Jakarta, CNN Indonesia —
Seniman Yos Suprapto ‘mengancam’ Galeri Nasional Indonesia buntut dugaan pemberedelan pamerannya.
Pameran lukisan karya Yos bertema Kebangkitan: Tanah untuk Kedaulatan Pangan dibatalkan tiba-tiba. Ia mendesak pihak Galeri Nasional untuk memberi akses atas karya-karyanya.
“Kalau seandainya masyarakat luas tidak bisa mengakses ke pameran saya dan tetap terkunci seperti ini, bahkan saya seorang senimannya saja tidak bisa masuk, lebih baik saya akan menggunakan pendekatan hukum untuk mendapatkan kunci membuka pintu itu,” kata Yos dalam Konferensi Pers di Gedung YLBHI, Jakarta, Sabtu (21/12).
Meski, Yos belum memastikan kapan upaya tersebut diambil. Ia hanya menegaskan akan menempuh jalur hukum.
Sang seniman mengklaim telah mencoba berdialog dengan sejumlah pihak yang terlibat dalam polemik ini. Kendati, Yos Suprapto tetap tak mendapatkan kejelasan nasib karya miliknya.
“Kalau ini tetap tidak bisa diakses oleh masyarakat luas, tetap dikunci dengan alasan apapun juga, dan karya-karya saya tetap di dalam censorship, lebih baik tidak perlu harus ada pameran,” bebernya.

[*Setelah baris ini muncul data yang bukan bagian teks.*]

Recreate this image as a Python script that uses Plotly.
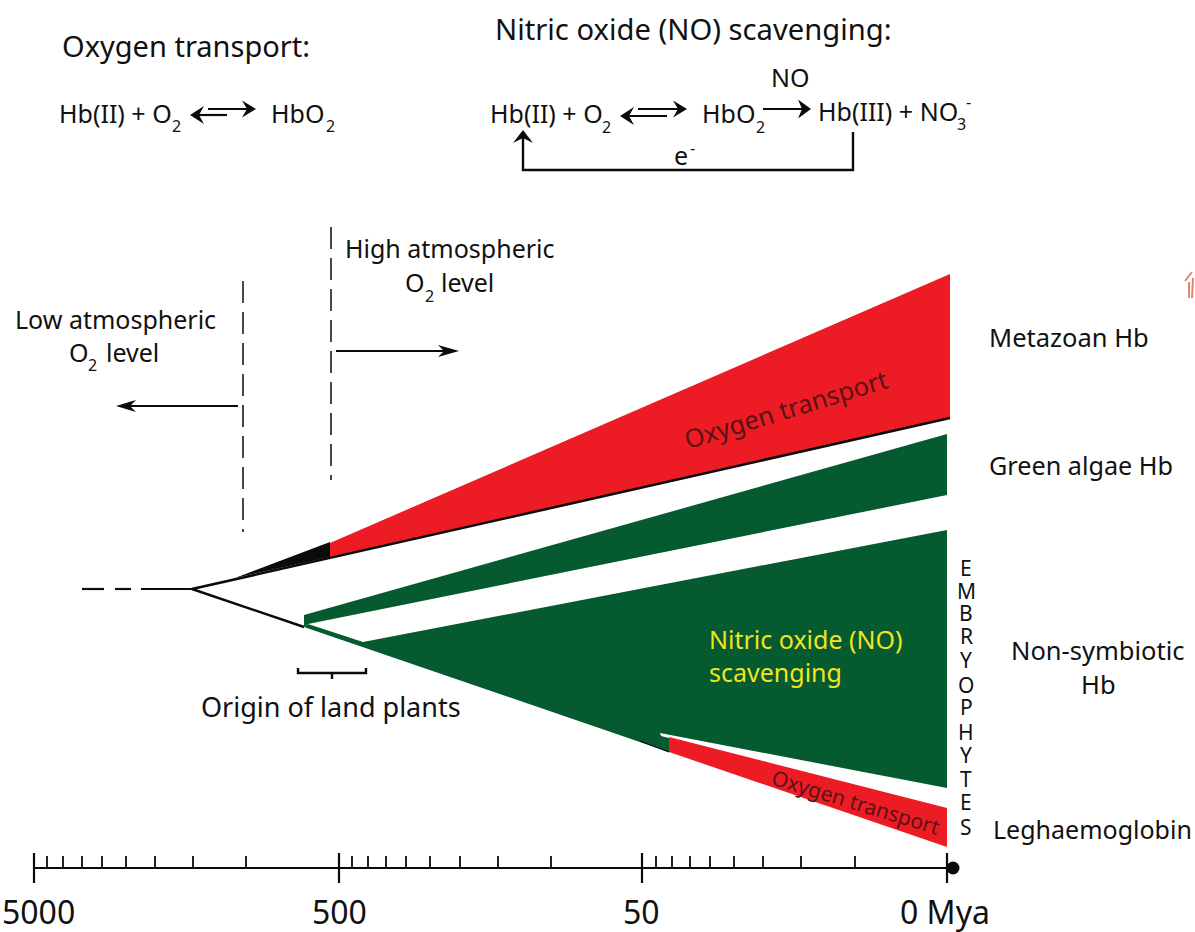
import plotly.graph_objects as go

# ---- Time axis (picture positions of the log-style ruler) ----
axis_y = 868
major_ticks = [34, 339, 642, 947]
minor_ticks = [47, 63, 82, 102, 126, 155, 193, 246,
               352, 368, 386, 406, 430, 460, 498, 551,
               656, 672, 690, 710, 734, 763, 801, 855]
tick_labels = ["5000", "500", "50", "0 Mya"]
tick_label_x = [38, 339, 641, 945]

# ---- Lineage wedges ----
metazoan_x = [330, 950, 950, 330]
metazoan_y = [543, 274, 418, 557]
stem_x = [235, 330, 330]
stem_y = [578, 542, 557]
algae_x = [304, 947, 947, 308, 304]
algae_y = [615, 434, 495, 624, 627]
nonsym_x = [304, 308, 363, 947, 947, 660, 661, 669, 669]
nonsym_y = [627, 624, 642, 530, 788, 733, 736, 738, 752]
leg_x = [669, 947, 947, 669]
leg_y = [737, 808, 847, 752]

# ---- Lines ----
upper_branch_x = [192, 950]
upper_branch_y = [589, 418]
lower_branch_x = [192, 304]
lower_branch_y = [589, 627]
leg_edge_x = [640, 669]
leg_edge_y = [741, 752]
dash_x = [82, 104, None, 115, 131, None, 141, 192]
dash_y = [589, 589, None, 589, 589, None, 589, 589]
low_o2_x = 243
low_o2_y = [281, 532]
high_o2_x = 331
high_o2_y = [227, 480]
bracket_x = [298, 298, 366, 366, None, 332, 332]
bracket_y = [668, 673, 673, 668, None, 673, 679]
feedback_x = [853, 853, 523, 523]
feedback_y = [132, 170, 170, 138]
fragment_x = [1185, 1192, None, 1189, 1189, None, 1193, 1192]
fragment_y = [281, 272, None, 282, 298, None, 278, 298]

# ---- Arrows: start x, y, tip x, y, head length, half width, notch ----
arrows = [
    (238, 406, 116, 406, 20, 6, 14),
    (336, 351, 459, 351, 21, 6, 15),
    (208, 109, 256, 109, 14, 8.5, 9),
    (227, 115, 190, 115, 14, 9, 9),
    (638, 109, 687, 109, 14, 8.5, 9),
    (667, 116, 620, 116, 14, 9, 9),
    (763, 109, 811, 109, 13, 9.5, 9),
]

# ---- Text: string, x, y, anchor, size, angle, colour ----
INK = "#111111"
DARKRED = "#5a1217"
YELLOW = "#f2e41f"
texts = [
    ("Oxygen transport:", 62, 47, "left", 29, 0, INK),
    ("Nitric oxide (NO) scavenging:", 495, 30, "left", 29.2, 0, INK),
    ("Hb(II) + O", 59, 114, "left", 25, 0, INK),
    ("2", 176, 127, "center", 16, 0, INK),
    ("HbO", 271, 114, "left", 25, 0, INK),
    ("2", 330, 127, "center", 16, 0, INK),
    ("Hb(II) + O", 490, 114, "left", 25, 0, INK),
    ("2", 606, 128, "center", 16, 0, INK),
    ("HbO", 702, 114, "left", 25, 0, INK),
    ("2", 760, 128, "center", 16, 0, INK),
    ("NO", 790, 78, "center", 25, 0, INK),
    ("Hb(III) + NO", 818, 112, "left", 25, 0, INK),
    ("3", 961, 125, "center", 16, 0, INK),
    ("-", 968, 103, "center", 16, 0, INK),
    ("e", 681, 156, "center", 25, 0, INK),
    ("-", 692, 149, "center", 16, 0, INK),
    ("High atmospheric", 450, 249, "center", 25, 0, INK),
    ("O", 415, 283, "center", 25, 0, INK),
    ("2", 429, 297, "center", 16, 0, INK),
    ("level", 467, 283, "center", 25, 0, INK),
    ("Low atmospheric", 115, 320, "center", 25, 0, INK),
    ("O", 79, 353, "center", 25, 0, INK),
    ("2", 92, 366, "center", 16, 0, INK),
    ("level", 132, 353, "center", 25, 0, INK),
    ("Metazoan Hb", 989, 338, "left", 25.5, 0, INK),
    ("Green algae Hb", 989, 466, "left", 25.2, 0, INK),
    ("Non-symbiotic", 1098, 651, "center", 25.5, 0, INK),
    ("Hb", 1098, 685, "center", 25.5, 0, INK),
    ("Leghaemoglobin", 993, 830, "left", 25, 0, INK),
    ("Origin of land plants", 331, 708, "center", 27, 0, INK),
    ("Oxygen transport", 785, 410, "center", 25.5, -17, DARKRED),
    ("Oxygen transport", 856, 803, "center", 21, 17, DARKRED),
    ("Nitric oxide (NO)", 709, 640, "left", 25, 0, YELLOW),
    ("scavenging", 709, 673, "left", 25, 0, YELLOW),
]
embryo_letters = list("EMBRYOPHYTES")
embryo_y = [568, 591, 613, 636, 660, 685, 707, 732, 755, 779, 802, 827]
embryo_x = 966

RED = "#ed1c24"
GREEN = "#055a30"
BLACK = "#0b0b0b"
FONT = "Noto Sans"

fig = go.Figure()


def poly(x, y, color):
    fig.add_trace(go.Scatter(x=x + x[:1], y=y + y[:1], mode="lines", fill="toself",
                             fillcolor=color, line=dict(color=color, width=0),
                             hoverinfo="skip", showlegend=False))


def line(x, y, width=2.2, color=BLACK, dash=None):
    fig.add_trace(go.Scatter(x=x, y=y, mode="lines",
                             line=dict(color=color, width=width, dash=dash),
                             hoverinfo="skip", showlegend=False))


poly(metazoan_x, metazoan_y, RED)
poly(stem_x, stem_y, BLACK)
poly(algae_x, algae_y, GREEN)
poly(nonsym_x, nonsym_y, GREEN)
poly(leg_x, leg_y, RED)

line(upper_branch_x, upper_branch_y, 2.6)
line(lower_branch_x, lower_branch_y, 2.4)
line(leg_edge_x, leg_edge_y, 1.2)
line(dash_x, dash_y, 2.2)
line([low_o2_x, low_o2_x], low_o2_y, 1.5, dash="22px,9px")
line([high_o2_x, high_o2_x], high_o2_y, 1.5, dash="22px,9px")
line(bracket_x, bracket_y, 2.4)
line(feedback_x, feedback_y, 2.4)
line(fragment_x, fragment_y, 2, "#d98a6a")

# arrows with barbed heads
for x0, y0, x1, y1, hl, hw, nt in arrows:
    d = 1 if x1 > x0 else -1
    line([x0, x1 - d * nt], [y0, y1], 2.2)
    poly([x1, x1 - d * hl, x1 - d * nt, x1 - d * hl], [y1, y1 - hw, y1, y1 + hw], BLACK)
poly([523, 513, 523, 533], [130, 143, 138, 143], BLACK)

# ruler
line([34, 947], [axis_y, axis_y], 2.2)
mx, my = [], []
for t in major_ticks:
    mx += [t, t, None]
    my += [853, 883, None]
line(mx, my, 2.2)
nx, ny = [], []
for t in minor_ticks:
    nx += [t, t, None]
    ny += [856, axis_y, None]
line(nx, ny, 1.8)
fig.add_trace(go.Scatter(x=[953], y=[axis_y], mode="markers",
                         marker=dict(color=BLACK, size=13), hoverinfo="skip", showlegend=False))

anns = []
for s, x, y, anchor, size, angle, color in texts:
    anns.append(dict(x=x, y=y, text=s, showarrow=False, xanchor=anchor, yanchor="middle",
                     xshift=-2.5 if anchor == "left" else 0, yshift=1.5,
                     textangle=angle, font=dict(family=FONT, size=size, color=color)))
for ch, y in zip(embryo_letters, embryo_y):
    anns.append(dict(x=embryo_x, y=y, text=ch, showarrow=False, xanchor="center", yanchor="middle",
                     font=dict(family=FONT, size=21, color=INK)))
for s, x in zip(tick_labels, tick_label_x):
    anns.append(dict(x=x, y=912, text=s, showarrow=False, xanchor="center", yanchor="middle",
                     yshift=1, font=dict(family=FONT, size=32, color=INK)))

fig.update_layout(
    width=1195, height=932, margin=dict(l=0, r=0, t=0, b=0),
    paper_bgcolor="white", plot_bgcolor="white", showlegend=False,
    xaxis=dict(range=[0, 1195], visible=False, fixedrange=True),
    yaxis=dict(range=[932, 0], visible=False, fixedrange=True),
    annotations=anns,
)
fig.write_html("out.html", config=dict(displayModeBar=False),
               post_script="document.body.style.margin='0';document.body.style.overflow='hidden';")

“Saya akan membawa pulang karya-karya saya, menurunkan karya-karya saya dan saya bawa pulang, itu, ke Jogja,” tegas Yos.
Lukisan karya Yos sejatinya sudah siap dipamerkan mulai 20 Desember 2024 hingga sebulan ke depan. Namun, pameran malah ditunda dengan dalih ada kendala teknis yang tidak bisa dihindari.
Pihak Galeri Nasional mengaku paham ada kekecewaan yang berpotensi muncul. Lembaga budaya itu juga meminta maaf kepada semua pihak atas penundaan secara tiba-tiba.
Walau, Galnas mengklaim ini diputuskan berdasarkan pertimbangan matang. Mereka juga berjanji akan menjalin komunikasi dengan Yos Suprapto untuk menemukan solusi terbaik.
Di lain sisi, Suwarno Wisetrotomo selaku kurator pameran yang terlibat polemik ini juga bersuara. Ia menilai ada dua karya Yos yang menggambarkan opini pribadi terkait praktik kekuasaan, di mana tidak sesuai tema.
“Saya sampaikan kepada seniman bahwa karya tersebut tidak sejalan dengan tema kuratorial dan berpotensi merusak fokus terhadap pesan yang sangat kuat dan bagus dari tema pameran,” kata Suwarno dalam keterangan tertulis.
“Menurut pendapat saya, dua karya tersebut ‘terdengar’ seperti makian semata, terlalu vulgar, sehingga kehilangan metafora yang merupakan salah satu kekuatan utama seni dalam menyampaikan perspektifnya,” sambungnya.